1: Assigning 100MB to APC on each webserver OR
2: Using a separate Mamcached enabled machine with 4gb of RAM.”
Jhala saheb,
Assign 100 MB for APC to each webserver, then assign 1 GB of RAM for memcached on each server. It is not either/or situation. APC caches PHP opcode, whereas memcached caches results from database queries. When you use both, you avoid repetetive PHP compilation as well as costly connections to database. Use both, use it with nginx instead of Apache, and be prepared to be blown off your feet with the astonishing performance.
@Abhimanyu
As far as I know, APC is also used for user data cache 🙂 so you can store results of database queries also.
@Abhimanyu
Maybe you didn’t get my question properly.
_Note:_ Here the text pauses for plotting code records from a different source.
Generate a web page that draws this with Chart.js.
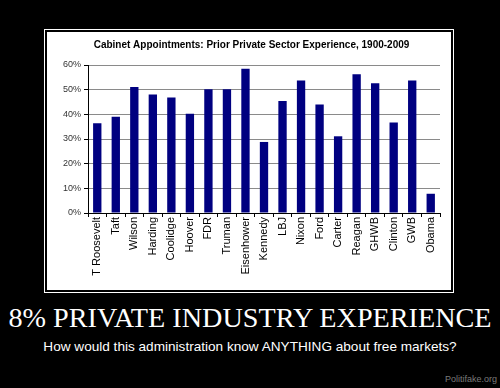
<!DOCTYPE html>
<html>
<head>
<meta charset="utf-8">
<title>8% Private Industry Experience</title>
<script src="https://cdn.jsdelivr.net/npm/chart.js@4"></script>
<style>
  html, body { margin: 0; padding: 0; }
  body { width: 500px; height: 388px; background: #000; position: relative; overflow: hidden; }
  .frame { position: absolute; left: 44px; top: 29px; width: 408px; height: 262px; border: 1px solid #fff; }
  .panel { position: absolute; left: 47px; top: 32px; width: 404px; height: 258px; background: #fff; }
  .headline { position: absolute; left: 0; width: 500px; top: 302px; text-align: center; color: #fff;
              font-family: "Liberation Serif", "Times New Roman", serif; font-size: 28.2px; line-height: 32px; white-space: nowrap; }
  .sub { position: absolute; left: 0; width: 500px; top: 339px; text-align: center; color: #fff;
         font-family: "Liberation Sans", Arial, sans-serif; font-size: 13.6px; line-height: 16px; white-space: nowrap; }
  .mark { position: absolute; right: 3px; top: 374px; color: #7a7a7a;
          font-family: "Liberation Sans", Arial, sans-serif; font-size: 9px; }
</style>
</head>
<body>
<div class="frame"></div>
<div class="panel"><canvas id="chart" width="404" height="258"></canvas></div>
<div class="headline">8% PRIVATE INDUSTRY EXPERIENCE</div>
<div class="sub">How would this administration know ANYTHING about free markets?</div>
<div class="mark">Politifake.org</div>

<script>
// --- Datos ---
const presidents = ['T Roosevelt', 'Taft', 'Wilson', 'Harding', 'Coolidge', 'Hoover', 'FDR', 'Truman',
  'Eisenhower', 'Kennedy', 'LBJ', 'Nixon', 'Ford', 'Carter', 'Reagan', 'GHWB', 'Clinton', 'GWB', 'Obama'];
const privateSectorPct = [36.4, 39.0, 51.1, 48.0, 46.8, 40.2, 50.2, 50.2,
  58.5, 28.8, 45.4, 53.7, 44.0, 31.1, 56.2, 52.6, 36.7, 53.7, 7.8];
const yTicks = [0, 10, 20, 30, 40, 50, 60];

const chartTitle = 'Cabinet Appointments: Prior Private Sector Experience, 1900-2009';

const sans = '"Liberation Sans", Arial, sans-serif';

new Chart(document.getElementById('chart'), {
  type: 'bar',
  data: {
    labels: presidents,
    datasets: [{
      data: privateSectorPct,
      backgroundColor: '#000080',
      borderWidth: 0,
      barPercentage: 0.45,
      categoryPercentage: 1
    }]
  },
  options: {
    responsive: false,
    animation: false,
    // padding izquierdo para centrar el título como en la imagen
    layout: { padding: { left: 16, right: 11, top: 0, bottom: 0 } },
    plugins: {
      legend: { display: false },
      tooltip: { enabled: false },
      title: {
        display: true,
        text: chartTitle,
        color: '#000',
        font: { family: sans, size: 10, weight: 'bold' },
        padding: { top: 7, bottom: 14 }
      }
    },
    scales: {
      x: {
        offset: true,
        grid: { display: true, drawOnChartArea: false, drawTicks: true, tickLength: 4, color: '#000', offset: true },
        border: { color: '#000', width: 1 },
        ticks: {
          color: '#000', font: { family: sans, size: 11 },
          minRotation: 90, maxRotation: 90, autoSkip: false, padding: 0
        },
        afterFit: (scale) => { scale.height = 77; }
      },
      y: {
        min: 0, max: 60,
        afterBuildTicks: (scale) => { scale.ticks = yTicks.map(v => ({ value: v })); },
        grid: { color: '#8a8a8a', tickColor: '#000', tickLength: 4, lineWidth: 1 },
        border: { color: '#000', width: 1 },
        ticks: {
          color: '#333', font: { family: sans, size: 9 }, padding: 3,
          callback: (v) => v + '%'
        },
        afterFit: (scale) => { scale.width = 25; }
      }
    }
  }
});
</script>
</body>
</html>
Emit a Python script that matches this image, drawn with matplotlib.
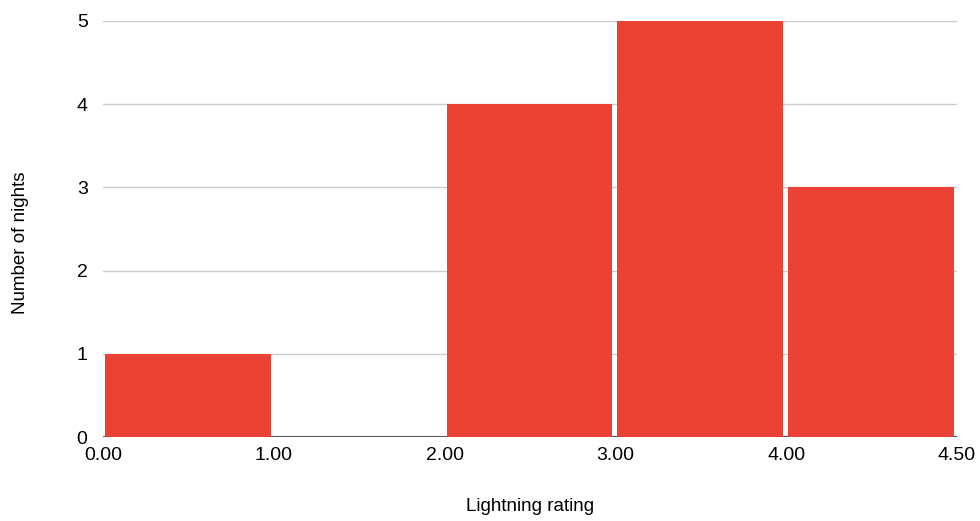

I am interested in user data cache only as far as this thread is concerned. I know that I can use both software for effective data caching strategies. But what would be better solutions?
1GB of RAM on each web server for APC OR using dedicated memacached enabled server having 4GB RAM? Because as effective I want to get 4GB or RAM for caching user data. Just question is how to divide it.
A very important consideration people forget: APC is hooked to your webserver, so if you restart your Apache often to release memory (I do), your entire APC cache gets deleted. memcached runs as a separate daemon and whatever I store in memcache stays intact. I store data for long periods of time that gets accessed again and again.
Why do they use the words “store” and “cache” in the same sentence in the APC documentation? The apc variable store is useless because it doesn’t implement an LRU algorithm. TTL doesn’t do the trick.
Another good option for a distributed caching is redis:
http://redis.io/topics/partitioning
http://stackoverflow.com/questions/10558465/memcache-vs-redis
I used APC at first for both opcode cache and user cache but user cache create a hight fragment rate. After many parameter tunning (shm_size, ttl,..) it only works for a day or two, fragment rate go high in third day athought only 60% of space used.
Today i have just use memcached to handle user cache, now I can lowing the APC shm_size just enough for optcode and give the remain for memcache.